KARAWANG, iNEWSKarawang.id - Fenomena buzzer politik semakin mengkhawatirkan di tengah dinamika demokrasi Indonesia. Keberadaan mereka yang kerap beroperasi di media sosial dinilai telah menciptakan polarisasi, menyebarkan disinformasi, dan mengancam kebebasan berpendapat.
Para buzzer politik, yang sering kali berafiliasi dengan partai atau tokoh tertentu, menggunakan akun media sosial untuk menggiring opini publik, menyerang lawan politik, bahkan membungkam kritik terhadap pemerintah atau tokoh politik tertentu.
Hendry Roris Sianturi, dosen dan peneliti di bidang Media dan Jurnalisme Universitas Singaperbangsa Karawang (UNSIKA), menyoroti maraknya penggunaan buzzer politik di media sosial. Menurutnya hal itu mengancam kualitas demokrasi digital saat ini.
Ia menilai buzzer sebagai alat propaganda digital yang menciptakan polarisasi dan manipulasi opini publik.
“Buzzer itu sebagai alat propaganda digital, yang membentuk polarisasi dan dinamika politik. Cara kerjanya dengan memanipulasi opini publik atau menciptakan citra politik sosok tertentu,” tegas Hendry. Minggu,(11/5/2025).

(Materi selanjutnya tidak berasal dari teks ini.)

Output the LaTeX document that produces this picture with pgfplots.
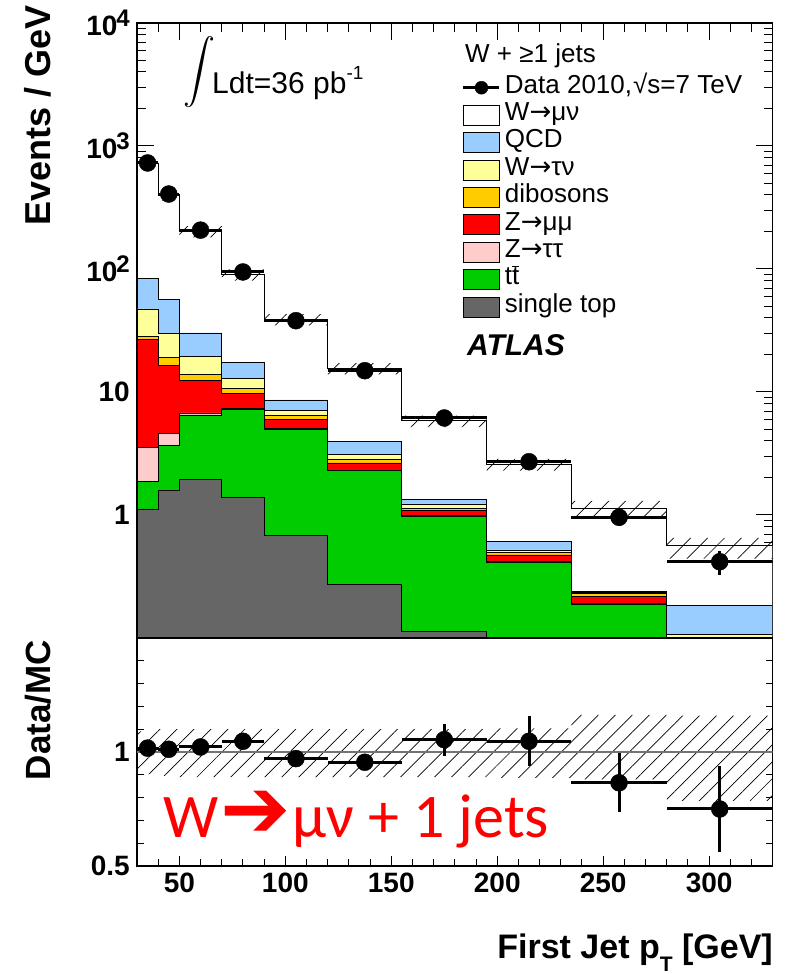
\documentclass[border=0pt]{standalone}
\usepackage{fontspec}
\setmainfont{Liberation Sans}
\newfontfamily\calib{Carlito}
\newfontfamily\dejavu{DejaVu Sans}
\usepackage{graphicx}
\usepackage{pgfplots}
\usepackage{pgfplotstable}
\pgfplotsset{compat=1.18}
\usetikzlibrary{patterns.meta}

\definecolor{cqcd}{RGB}{153,204,255}
\definecolor{cwtn}{RGB}{255,255,153}
\definecolor{cdib}{RGB}{255,204,0}
\definecolor{czmm}{RGB}{255,0,0}
\definecolor{cztt}{RGB}{255,204,204}
\definecolor{ctt}{RGB}{0,204,0}
\definecolor{cst}{RGB}{102,102,102}

\newcommand\yt[1]{{\fontsize{28}{28}\selectfont\bfseries #1}}
\newcommand\ysup[1]{\kern-1pt\raisebox{9pt}{\fontsize{24}{24}\selectfont\bfseries #1}}
\newcommand\xt[1]{{\fontsize{28}{28}\selectfont\bfseries #1}}
\newcommand\arr{{\dejavu →}}

% cumulative stack tops at bin low edges; first and last rows close the area at the axis floor
\pgfplotstableread{
x   tot   qcd   wtn   dib   zmm   ztt   tt    st
30  0.1   0.1   0.1   0.1   0.1   0.1   0.1   0.1
30  716   84    47.3  28.4  26.6  3.55  1.88  1.12
40  402   57    30    19.1  16.4  4.62  3.66  1.58
50  203   30.2  19.5  14    12.5  6.75  6.41  1.94
70  90.4  17.4  12.8  10.7  9.8   7.3   7.18  1.39
90  39.1  8.61  7.05  6.41  6.03  5.05  5.0   0.679
120 15.6  3.95  3.09  2.82  2.65  2.32  2.29  0.271
155 5.83  1.33  1.23  1.13  1.08  0.99  0.976 0.113
195 2.59  0.611 0.52  0.497 0.473 0.418 0.412 0.06
235 1.12  0.24  0.235 0.231 0.218 0.192 0.189 0.03
280 0.563 0.185 0.107 0.07  0.065 0.06  0.055 0.02
330 0.563 0.185 0.107 0.07  0.065 0.06  0.055 0.02
330 0.1   0.1   0.1   0.1   0.1   0.1   0.1   0.1
}\stack

% uncertainty band outline: MC total m and relative factor f (upper edge forward, lower edge back)
\pgfplotstableread{
x   m     f
30  716   1.09
40  402   1.10
50  203   1.10
70  90.4  1.10
90  39.1  1.10
120 15.6  1.10
155 5.83  1.10
195 2.59  1.104
235 1.12  1.163
280 0.563 1.16
330 0.563 1.16
330 0.563 0.786
280 1.12  0.88
235 2.59  0.887
195 5.83  0.89
155 15.6  0.89
120 39.1  0.89
90  90.4  0.89
70  203   0.89
50  402   0.895
40  716   0.903
30  716   0.903
}\band

\pgfplotstableread{
x     y     ex    ey     r      er
35    728   5     9      1.017  0.015
45    407   5     6      1.012  0.015
60    207   10    3      1.022  0.015
80    94.6  10    1.5    1.047  0.02
105   38    15    1.1    0.971  0.025
137.5 14.9  17.5  0.65   0.955  0.03
175   6.15  20    0.41   1.054  0.07
215   2.71  20    0.28   1.047  0.11
257.5 0.958 22.5  0.144  0.865  0.13
305   0.417 25    0.09   0.75   0.19
}\data

\begin{document}
\begin{tikzpicture}
\useasboundingbox (0,0) rectangle (786pt,974pt);

\begin{axis}[
  at={(137pt,336pt)}, anchor=south west, scale only axis,
  width=635.7pt, height=615pt,
  xmin=30, xmax=330, ymode=log, ymin=0.1, ymax=10000,
  axis line style={line width=1.1pt},
  tick style={black, line width=1pt},
  major tick length=17pt, minor tick length=9pt,
  xtick={50,100,150,200,250,300}, xticklabels={},
  minor xtick={30,40,...,330},
  ytick={1,10,100,1000,10000},
  yticklabels={\yt{1},\yt{10},\yt{10}\ysup{2},\yt{10}\ysup{3},\yt{10}\ysup{4}},
  minor ytick={0.2,0.3,0.4,0.5,0.6,0.7,0.8,0.9,2,3,4,5,6,7,8,9,20,30,40,50,60,70,80,90,200,300,400,500,600,700,800,900,2000,3000,4000,5000,6000,7000,8000,9000},
  yticklabel style={inner sep=0pt, xshift=-7pt, anchor=east},
  legend style={at={(0.5112,0.917)}, anchor=north west, draw=none, fill=none,
    inner sep=0pt, outer sep=0pt, row sep=0pt,
    font=\fontsize{26}{26}\selectfont,
    nodes={inner xsep=4pt, inner ysep=0pt, text height=19pt, text depth=8.4pt}},
  legend cell align=left,
]
\addlegendimage{legend image code/.code={\draw[line width=3pt] (0pt,0pt) -- (36pt,0pt); \fill (18pt,0pt) circle (6.5pt);}}
\addlegendentry{Data 2010,\kern1pt√s=7 TeV}
\addlegendimage{legend image code/.code={\draw[fill=white,line width=0.8pt] (0pt,-10pt) rectangle (36pt,10pt);}}
\addlegendentry{W\arr μν}
\addlegendimage{legend image code/.code={\draw[fill=cqcd,line width=0.8pt] (0pt,-10pt) rectangle (36pt,10pt);}}
\addlegendentry{QCD}
\addlegendimage{legend image code/.code={\draw[fill=cwtn,line width=0.8pt] (0pt,-10pt) rectangle (36pt,10pt);}}
\addlegendentry{W\arr τν}
\addlegendimage{legend image code/.code={\draw[fill=cdib,line width=0.8pt] (0pt,-10pt) rectangle (36pt,10pt);}}
\addlegendentry{dibosons}
\addlegendimage{legend image code/.code={\draw[fill=czmm,line width=0.8pt] (0pt,-10pt) rectangle (36pt,10pt);}}
\addlegendentry{Z\arr μμ}
\addlegendimage{legend image code/.code={\draw[fill=cztt,line width=0.8pt] (0pt,-10pt) rectangle (36pt,10pt);}}
\addlegendentry{Z\arr ττ}
\addlegendimage{legend image code/.code={\draw[fill=ctt,line width=0.8pt] (0pt,-10pt) rectangle (36pt,10pt);}}
\addlegendentry{t$\overline{\mbox{t}}$}
\addlegendimage{legend image code/.code={\draw[fill=cst,line width=0.8pt] (0pt,-10pt) rectangle (36pt,10pt);}}
\addlegendentry{single top}

\addplot[const plot, fill=white, draw=black, line width=0.9pt, forget plot] table[x=x,y=tot]{\stack};
\addplot[const plot, fill=cqcd, draw=black, line width=0.8pt, forget plot] table[x=x,y=qcd]{\stack};
\addplot[const plot, fill=cwtn, draw=black, line width=0.8pt, forget plot] table[x=x,y=wtn]{\stack};
\addplot[const plot, fill=cdib, draw=black, line width=0.8pt, forget plot] table[x=x,y=dib]{\stack};
\addplot[const plot, fill=czmm, draw=black, line width=0.8pt, forget plot] table[x=x,y=zmm]{\stack};
\addplot[const plot, fill=cztt, draw=black, line width=0.8pt, forget plot] table[x=x,y=ztt]{\stack};
\addplot[const plot, fill=ctt, draw=black, line width=0.8pt, forget plot] table[x=x,y=tt]{\stack};
\addplot[const plot, fill=cst, draw=black, line width=0.8pt, forget plot] table[x=x,y=st]{\stack};

\addplot[const plot, draw=none, pattern={Lines[angle=45,distance=12pt,line width=0.7pt]}, forget plot]
  table[x=x, y expr=\thisrow{m}*\thisrow{f}]{\band};

\addplot[only marks, mark=*, mark size=8.5pt, black, forget plot,
  error bars/.cd, x dir=both, x explicit, y dir=both, y explicit, error mark=none,
  error bar style={line width=3pt, black}]
  table[x=x, y=y, x error=ex, y error=ey]{\data};

\node[anchor=base west, inner sep=0pt, font=\fontsize{26}{26}\selectfont] at (rel axis cs:0.516,0.935) {W + ≥1 jets};
\node[anchor=base west, inner sep=0pt, font=\fontsize{30}{30}\selectfont\bfseries\itshape] at (rel axis cs:0.519,0.460) {ATLAS};
\node[anchor=base west, inner sep=0pt, font=\fontsize{30}{30}\selectfont] at (rel axis cs:0.0724,0.8846)
  {\raisebox{2pt}{\scalebox{3.2}{$\displaystyle\int$}}\kern-3pt Ldt=36 pb\raisebox{14pt}{\fontsize{19}{19}\selectfont -1}};
\end{axis}

\begin{axis}[
  at={(137pt,108pt)}, anchor=south west, scale only axis,
  width=635.7pt, height=228pt,
  xmin=30, xmax=330, ymin=0.5, ymax=1.5,
  axis line style={line width=1.1pt},
  tick style={black, line width=1pt},
  major tick length=10pt, minor tick length=7pt,
  xtick pos=left,
  xtick={50,100,150,200,250,300},
  xticklabels={\xt{50},\xt{100},\xt{150},\xt{200},\xt{250},\xt{300}},
  minor xtick={30,40,...,330},
  ytick={0.5,1}, yticklabels={\yt{0.5},\yt{1}},
  minor ytick={0.6,0.7,0.8,0.9,1.1,1.2,1.3,1.4},
  yticklabel style={inner sep=0pt, xshift=-7pt, anchor=east},
  xticklabel style={inner sep=0pt, yshift=-7pt, anchor=north},
]
\addplot[const plot, draw=none, pattern={Lines[angle=45,distance=12pt,line width=0.7pt]}, forget plot]
  table[x=x, y=f]{\band};
\addplot[black!55, line width=1.2pt, forget plot] coordinates {(30,1) (330,1)};
\addplot[only marks, mark=*, mark size=8.5pt, black, forget plot,
  error bars/.cd, x dir=both, x explicit, y dir=both, y explicit, error mark=none,
  error bar style={line width=3pt, black}]
  table[x=x, y=r, x error=ex, y error=er]{\data};
\node[anchor=base west, inner sep=0pt, text=red, font=\calib\fontsize{62}{62}\selectfont] at (rel axis cs:0.041,0.123) {W\kern2pt{\dejavu\fontsize{84}{84}\selectfont ➔}\kern2pt μν + 1 jets};
\end{axis}

\node[rotate=90, anchor=east, inner sep=0pt, font=\fontsize{36}{36}\selectfont\bfseries] at (38pt,969pt) {Events / GeV};
\node[rotate=90, anchor=east, inner sep=0pt, font=\fontsize{35}{35}\selectfont\bfseries] at (38pt,334pt) {Data/MC};
\node[anchor=base east, inner sep=0pt, font=\fontsize{34}{34}\selectfont\bfseries] at (773pt,16pt) {First Jet p\raisebox{-13pt}{\fontsize{21}{21}\selectfont T} [GeV]};
\end{tikzpicture}
\end{document}
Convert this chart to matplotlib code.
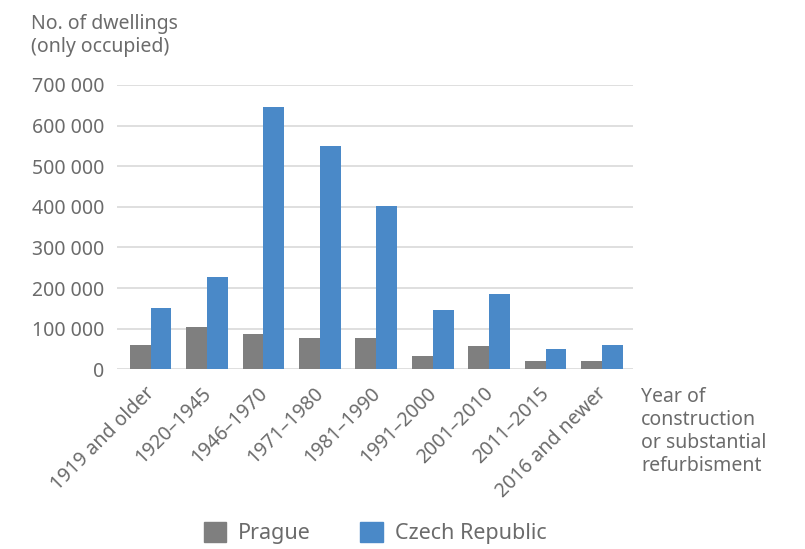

Ia menyebut, tidak adanya regulasi dan etika politik yang jelas terkait penggunaan buzzer memperparah penyebaran disinformasi, termasuk penggunaan akun palsu hingga teknologi deepfake untuk memengaruhi persepsi masyarakat.
“Di Amerika Serikat, buzzer sangat sering digunakan. Karena itu, saya menyebutnya sebagai penumpang gelap demokrasi,” ujarnya.